• Exercise prompt
Restate the data word for word and leave the images out.

☆ ☆ ☆ ☆

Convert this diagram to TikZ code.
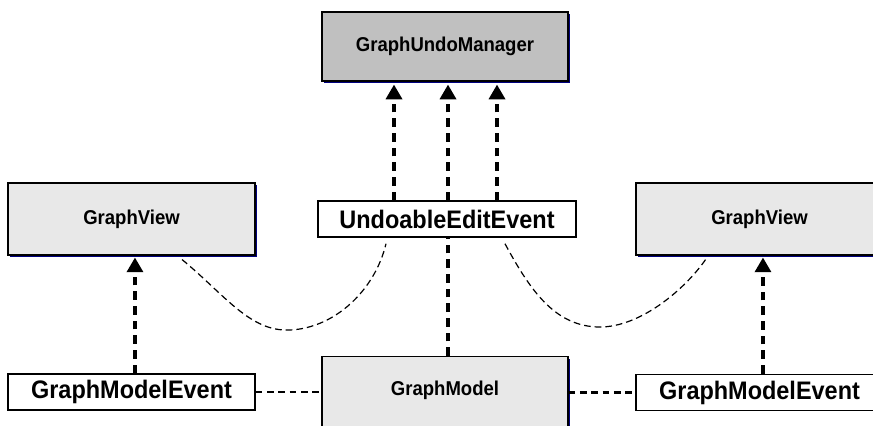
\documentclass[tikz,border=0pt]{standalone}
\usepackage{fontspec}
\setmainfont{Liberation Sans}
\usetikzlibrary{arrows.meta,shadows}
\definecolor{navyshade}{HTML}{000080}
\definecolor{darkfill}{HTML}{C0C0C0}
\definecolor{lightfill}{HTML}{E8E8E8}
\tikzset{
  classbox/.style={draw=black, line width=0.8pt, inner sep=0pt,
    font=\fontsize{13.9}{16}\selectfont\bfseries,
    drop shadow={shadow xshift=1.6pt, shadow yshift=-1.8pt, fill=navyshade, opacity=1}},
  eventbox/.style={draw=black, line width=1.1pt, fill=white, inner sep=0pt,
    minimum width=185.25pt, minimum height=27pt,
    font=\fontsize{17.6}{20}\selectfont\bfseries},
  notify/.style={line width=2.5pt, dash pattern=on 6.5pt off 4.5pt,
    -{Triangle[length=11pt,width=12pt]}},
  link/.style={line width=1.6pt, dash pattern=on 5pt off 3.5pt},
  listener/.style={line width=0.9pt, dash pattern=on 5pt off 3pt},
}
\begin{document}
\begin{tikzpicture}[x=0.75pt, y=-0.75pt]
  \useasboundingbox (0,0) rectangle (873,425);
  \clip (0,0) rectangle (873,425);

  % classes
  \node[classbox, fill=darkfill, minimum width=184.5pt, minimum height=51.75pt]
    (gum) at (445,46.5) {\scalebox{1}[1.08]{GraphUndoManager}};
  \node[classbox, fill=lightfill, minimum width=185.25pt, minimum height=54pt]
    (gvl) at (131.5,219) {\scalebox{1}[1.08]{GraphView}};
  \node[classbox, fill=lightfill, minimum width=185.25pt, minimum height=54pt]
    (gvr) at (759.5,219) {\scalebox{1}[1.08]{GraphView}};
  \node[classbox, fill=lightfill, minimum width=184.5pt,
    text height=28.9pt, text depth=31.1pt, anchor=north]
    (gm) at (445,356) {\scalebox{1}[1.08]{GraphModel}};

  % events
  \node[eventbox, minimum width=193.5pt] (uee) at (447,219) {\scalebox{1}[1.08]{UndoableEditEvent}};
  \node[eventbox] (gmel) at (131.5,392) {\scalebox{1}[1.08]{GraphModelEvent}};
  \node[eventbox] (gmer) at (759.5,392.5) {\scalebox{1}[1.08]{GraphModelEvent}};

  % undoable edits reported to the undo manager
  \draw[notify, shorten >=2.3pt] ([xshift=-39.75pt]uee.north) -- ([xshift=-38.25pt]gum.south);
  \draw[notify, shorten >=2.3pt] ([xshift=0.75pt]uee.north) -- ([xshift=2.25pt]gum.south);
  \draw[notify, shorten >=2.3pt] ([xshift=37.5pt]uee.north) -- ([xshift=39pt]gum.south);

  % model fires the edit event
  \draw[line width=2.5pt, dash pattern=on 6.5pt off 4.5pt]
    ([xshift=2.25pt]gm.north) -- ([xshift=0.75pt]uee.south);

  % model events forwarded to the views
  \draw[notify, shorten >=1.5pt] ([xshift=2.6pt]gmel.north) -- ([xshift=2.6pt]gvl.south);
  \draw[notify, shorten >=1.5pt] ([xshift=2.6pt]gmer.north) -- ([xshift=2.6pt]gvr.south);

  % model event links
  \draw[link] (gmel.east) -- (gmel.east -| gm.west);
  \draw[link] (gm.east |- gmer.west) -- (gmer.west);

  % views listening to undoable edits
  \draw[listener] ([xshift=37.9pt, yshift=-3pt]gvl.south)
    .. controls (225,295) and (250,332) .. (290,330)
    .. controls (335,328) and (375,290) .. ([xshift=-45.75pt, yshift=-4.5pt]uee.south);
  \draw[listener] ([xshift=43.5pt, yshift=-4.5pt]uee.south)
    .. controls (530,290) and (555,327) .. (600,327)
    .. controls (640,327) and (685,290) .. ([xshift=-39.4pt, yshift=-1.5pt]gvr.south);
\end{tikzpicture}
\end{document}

☆ ☆ ☆ ☆

• Answer to the task
Convert this diagram to TikZ code.
\documentclass[tikz,border=0pt]{standalone}
\usepackage{fontspec}
\setmainfont{Liberation Sans}
\usetikzlibrary{arrows.meta,shadows}
\definecolor{navyshade}{HTML}{000080}
\definecolor{darkfill}{HTML}{C0C0C0}
\definecolor{lightfill}{HTML}{E8E8E8}
\tikzset{
  classbox/.style={draw=black, line width=0.8pt, inner sep=0pt,
    font=\fontsize{13.9}{16}\selectfont\bfseries,
    drop shadow={shadow xshift=1.6pt, shadow yshift=-1.8pt, fill=navyshade, opacity=1}},
  eventbox/.style={draw=black, line width=1.1pt, fill=white, inner sep=0pt,
    minimum width=185.25pt, minimum height=27pt,
    font=\fontsize{17.6}{20}\selectfont\bfseries},
  notify/.style={line width=2.5pt, dash pattern=on 6.5pt off 4.5pt,
    -{Triangle[length=11pt,width=12pt]}},
  link/.style={line width=1.6pt, dash pattern=on 5pt off 3.5pt},
  listener/.style={line width=0.9pt, dash pattern=on 5pt off 3pt},
}
\begin{document}
\begin{tikzpicture}[x=0.75pt, y=-0.75pt]
  \useasboundingbox (0,0) rectangle (873,425);
  \clip (0,0) rectangle (873,425);

  % classes
  \node[classbox, fill=darkfill, minimum width=184.5pt, minimum height=51.75pt]
    (gum) at (445,46.5) {\scalebox{1}[1.08]{GraphUndoManager}};
  \node[classbox, fill=lightfill, minimum width=185.25pt, minimum height=54pt]
    (gvl) at (131.5,219) {\scalebox{1}[1.08]{GraphView}};
  \node[classbox, fill=lightfill, minimum width=185.25pt, minimum height=54pt]
    (gvr) at (759.5,219) {\scalebox{1}[1.08]{GraphView}};
  \node[classbox, fill=lightfill, minimum width=184.5pt,
    text height=28.9pt, text depth=31.1pt, anchor=north]
    (gm) at (445,356) {\scalebox{1}[1.08]{GraphModel}};

  % events
  \node[eventbox, minimum width=193.5pt] (uee) at (447,219) {\scalebox{1}[1.08]{UndoableEditEvent}};
  \node[eventbox] (gmel) at (131.5,392) {\scalebox{1}[1.08]{GraphModelEvent}};
  \node[eventbox] (gmer) at (759.5,392.5) {\scalebox{1}[1.08]{GraphModelEvent}};

  % undoable edits reported to the undo manager
  \draw[notify, shorten >=2.3pt] ([xshift=-39.75pt]uee.north) -- ([xshift=-38.25pt]gum.south);
  \draw[notify, shorten >=2.3pt] ([xshift=0.75pt]uee.north) -- ([xshift=2.25pt]gum.south);
  \draw[notify, shorten >=2.3pt] ([xshift=37.5pt]uee.north) -- ([xshift=39pt]gum.south);

  % model fires the edit event
  \draw[line width=2.5pt, dash pattern=on 6.5pt off 4.5pt]
    ([xshift=2.25pt]gm.north) -- ([xshift=0.75pt]uee.south);

  % model events forwarded to the views
  \draw[notify, shorten >=1.5pt] ([xshift=2.6pt]gmel.north) -- ([xshift=2.6pt]gvl.south);
  \draw[notify, shorten >=1.5pt] ([xshift=2.6pt]gmer.north) -- ([xshift=2.6pt]gvr.south);

  % model event links
  \draw[link] (gmel.east) -- (gmel.east -| gm.west);
  \draw[link] (gm.east |- gmer.west) -- (gmer.west);

  % views listening to undoable edits
  \draw[listener] ([xshift=37.9pt, yshift=-3pt]gvl.south)
    .. controls (225,295) and (250,332) .. (290,330)
    .. controls (335,328) and (375,290) .. ([xshift=-45.75pt, yshift=-4.5pt]uee.south);
  \draw[listener] ([xshift=43.5pt, yshift=-4.5pt]uee.south)
    .. controls (530,290) and (555,327) .. (600,327)
    .. controls (640,327) and (685,290) .. ([xshift=-39.4pt, yshift=-1.5pt]gvr.south);
\end{tikzpicture}
\end{document}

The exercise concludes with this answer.